The moon was a thin crescent near the end of the month, which made the stars extraordinary — more of them visible and sharper than they'd be under a full moon, spread across the sky in a way that made the city below feel very small and very quiet.
Ian stood at the edge and looked down at Astapor.
A familiar loneliness settled over him without particular drama. Celia had been gone for weeks. Daenerys was a child, which placed obvious limits on the kind of company she could offer. The Grace Girls the Temple of the Graces had sent over — their version of an offering of goodwill — held no appeal for him whatsoever.
"Bad habits," he said quietly.
Something moved in his peripheral vision. A dark shape crossed the garden, fast and low, and a sound somewhere between a growl and a roar broke the silence.
Ian turned.
Vion stood in the center of the garden with a dead goat in his jaws — the night's hunt, apparently concluded successfully. The dragon regarded Ian for a moment, then walked toward him with the easy confidence of an animal that had decided it wasn't threatened.
Ian reached out and ran his hand along the top of Vion's head. The dragon didn't pull away. If anything, he leaned into it slightly and went back to his meal.
It had taken time to get here. When Ian had first occupied Vion's body during the shapeshift experiments, the dragon had reacted badly — not with panic, but with a specific, directed complaint aimed straight at Daenerys. His mother would handle this. His mother would fix this. When it became clear that his mother had not only accepted the situation but was cooperating with it, and when Vion further processed that this same person controlled his food supply, the resistance had quietly dissolved. Now they had something that functioned like familiarity, if not quite trust.
Ian wasn't sure how long it would last. Vion's wingspan had crossed two meters. His hide had started running warmer to the touch in the last few weeks — a change Ian had noticed but not yet fully accounted for. His estimate was that within six months, the easy access he had now would be gone. A dragon that size would set its own terms about who touched it and when.

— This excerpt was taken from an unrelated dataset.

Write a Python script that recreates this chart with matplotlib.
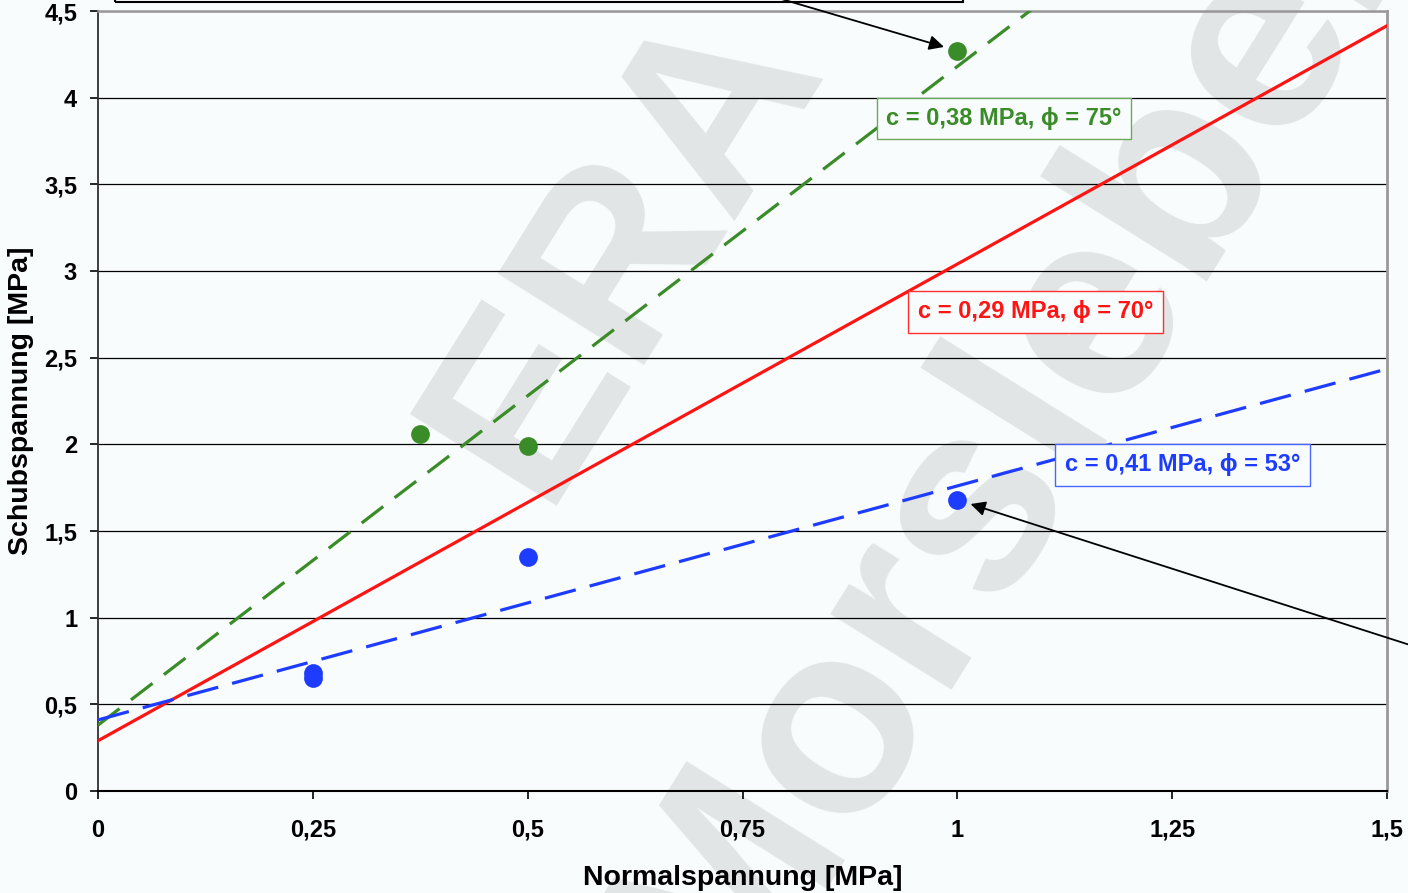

Which made the question of a second dragon more pressing.
Ian had already run one experiment. He'd used Kraznys mo Nakloz — the former lord of Astapor, whose death had been useful in several respects — as the sacrifice for a hatching attempt. The dragon egg hadn't responded. Not even a flicker of warmth.
His attention had shifted to the High Priestess of the Temple of the Graces in Astapor. Her position in the religious hierarchy suggested her blood carried meaningful power — comparable, at least theoretically, to Mirri Maz Duur's.
The problem was that she kept being useful.
When Ian had floated the idea of using the Temple's pyramid for Unsullied officer functions, she'd agreed immediately. When Bronn had engineered a disturbance at the Temple as a test of her response, she'd sent a delegation of priestesses who'd defused it gracefully and without complaint. She'd then dispatched Grace Girls to the Worm River to support Celia's propaganda work around the Five Orders, framing the whole system as a blessing handed down by the Harpy.
You didn't burn your most productive tools on experiments with uncertain outcomes. Especially when burning her wouldn't guarantee a hatching — and if her blood was sufficient, so presumably was the High Priestess of Yunkai, and the one in Meereen as well.
The High Priestess of Meereen was a more appealing candidate on multiple grounds. In the original story she had spent years cultivating Daenerys's trust while quietly working against everything Daenerys was trying to build. She was already on Ian's list for other reasons. Using her for the hatching experiment was efficient rather than wasteful.
That would have to wait until after Meereen fell.
For now, Ian's primary target for the second hatching remained Mirri Maz Duur — the Lhazarene maegi, one of the cleaner documented answers in the source material for what blood could actually wake a stone dragon. She was his main objective for the Lhazarene campaign, and that campaign came next.
He stood on the rooftop a while longer, one hand resting on Vion's warm flank, watching the stars over Astapor, and let the night run out.